• _Problem requirements_
Copy all of the material exactly. Pictures are not to appear in the copy.

━━━━━━

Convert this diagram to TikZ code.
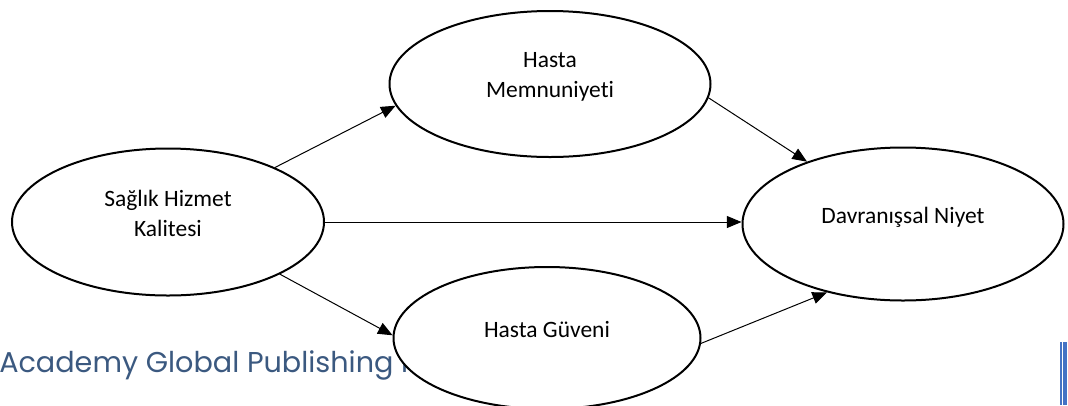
\documentclass[tikz,border=0pt]{standalone}
\usepackage{fontspec}
\setmainfont{Carlito}[Ligatures=NoCommon]
\newfontfamily\pubfont{Poppins}
\usepackage{tikz}
\usetikzlibrary{shapes,arrows.meta,positioning}
\definecolor{pubblue}{RGB}{59,89,128}
\definecolor{barblue}{RGB}{68,114,196}
\newcommand{\lowstrut}{\rule[-13pt]{0pt}{0pt}}

\begin{document}
\begin{tikzpicture}[
    x=0.75pt, y=-0.75pt,
    factor/.style={ellipse, draw, line width=1.5pt, fill=white, inner sep=0pt, align=center, font=\fontsize{17.6}{22.5}\selectfont},
    arrow/.style={-{Triangle[length=11pt, width=9pt]}, line width=0.75pt},
]
    \useasboundingbox (0,0) rectangle (1068,405);
    % Page footer behind the diagram
    \node[anchor=base west, inner sep=0pt, text=pubblue, font=\pubfont\fontsize{21.5}{26}\selectfont] (publisher) at (-1,372) {Academy Global Publishing I};
    \fill[barblue] (1060,342) rectangle (1062,405);
    \fill[barblue] (1063,342) rectangle (1067,405);

    % Constructs
    \node[factor, minimum width=234pt, minimum height=110.25pt] (quality) at (168,222) {Sağlık Hizmet\\Kalitesi\lowstrut};
    \node[factor, minimum width=240.75pt, minimum height=109.5pt] (satisfaction) at (550,84) {Hasta\\Memnuniyeti\lowstrut};
    \node[factor, minimum width=230.25pt, minimum height=106.5pt] (trust) at (547,338) {Hasta Güveni\lowstrut};
    \node[factor, minimum width=240.75pt, minimum height=114.75pt] (intention) at (903,224) {Davranışsal Niyet\lowstrut};

    % Paths
    \draw[arrow] (quality.27) -- (satisfaction.188);
    \draw[arrow] (satisfaction.355) -- (intention.147);
    \draw[arrow] (quality.east) -- (quality.east -| intention.west);
    \draw[arrow] (quality.335) -- (trust.179);
    \draw[arrow] (trust.358) -- (intention.222);
\end{tikzpicture}
\end{document}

━━━━━━

• _The answer_
Convert this diagram to TikZ code.
\documentclass[tikz,border=0pt]{standalone}
\usepackage{fontspec}
\setmainfont{Carlito}[Ligatures=NoCommon]
\newfontfamily\pubfont{Poppins}
\usepackage{tikz}
\usetikzlibrary{shapes,arrows.meta,positioning}
\definecolor{pubblue}{RGB}{59,89,128}
\definecolor{barblue}{RGB}{68,114,196}
\newcommand{\lowstrut}{\rule[-13pt]{0pt}{0pt}}

\begin{document}
\begin{tikzpicture}[
    x=0.75pt, y=-0.75pt,
    factor/.style={ellipse, draw, line width=1.5pt, fill=white, inner sep=0pt, align=center, font=\fontsize{17.6}{22.5}\selectfont},
    arrow/.style={-{Triangle[length=11pt, width=9pt]}, line width=0.75pt},
]
    \useasboundingbox (0,0) rectangle (1068,405);
    % Page footer behind the diagram
    \node[anchor=base west, inner sep=0pt, text=pubblue, font=\pubfont\fontsize{21.5}{26}\selectfont] (publisher) at (-1,372) {Academy Global Publishing I};
    \fill[barblue] (1060,342) rectangle (1062,405);
    \fill[barblue] (1063,342) rectangle (1067,405);

    % Constructs
    \node[factor, minimum width=234pt, minimum height=110.25pt] (quality) at (168,222) {Sağlık Hizmet\\Kalitesi\lowstrut};
    \node[factor, minimum width=240.75pt, minimum height=109.5pt] (satisfaction) at (550,84) {Hasta\\Memnuniyeti\lowstrut};
    \node[factor, minimum width=230.25pt, minimum height=106.5pt] (trust) at (547,338) {Hasta Güveni\lowstrut};
    \node[factor, minimum width=240.75pt, minimum height=114.75pt] (intention) at (903,224) {Davranışsal Niyet\lowstrut};

    % Paths
    \draw[arrow] (quality.27) -- (satisfaction.188);
    \draw[arrow] (satisfaction.355) -- (intention.147);
    \draw[arrow] (quality.east) -- (quality.east -| intention.west);
    \draw[arrow] (quality.335) -- (trust.179);
    \draw[arrow] (trust.358) -- (intention.222);
\end{tikzpicture}
\end{document}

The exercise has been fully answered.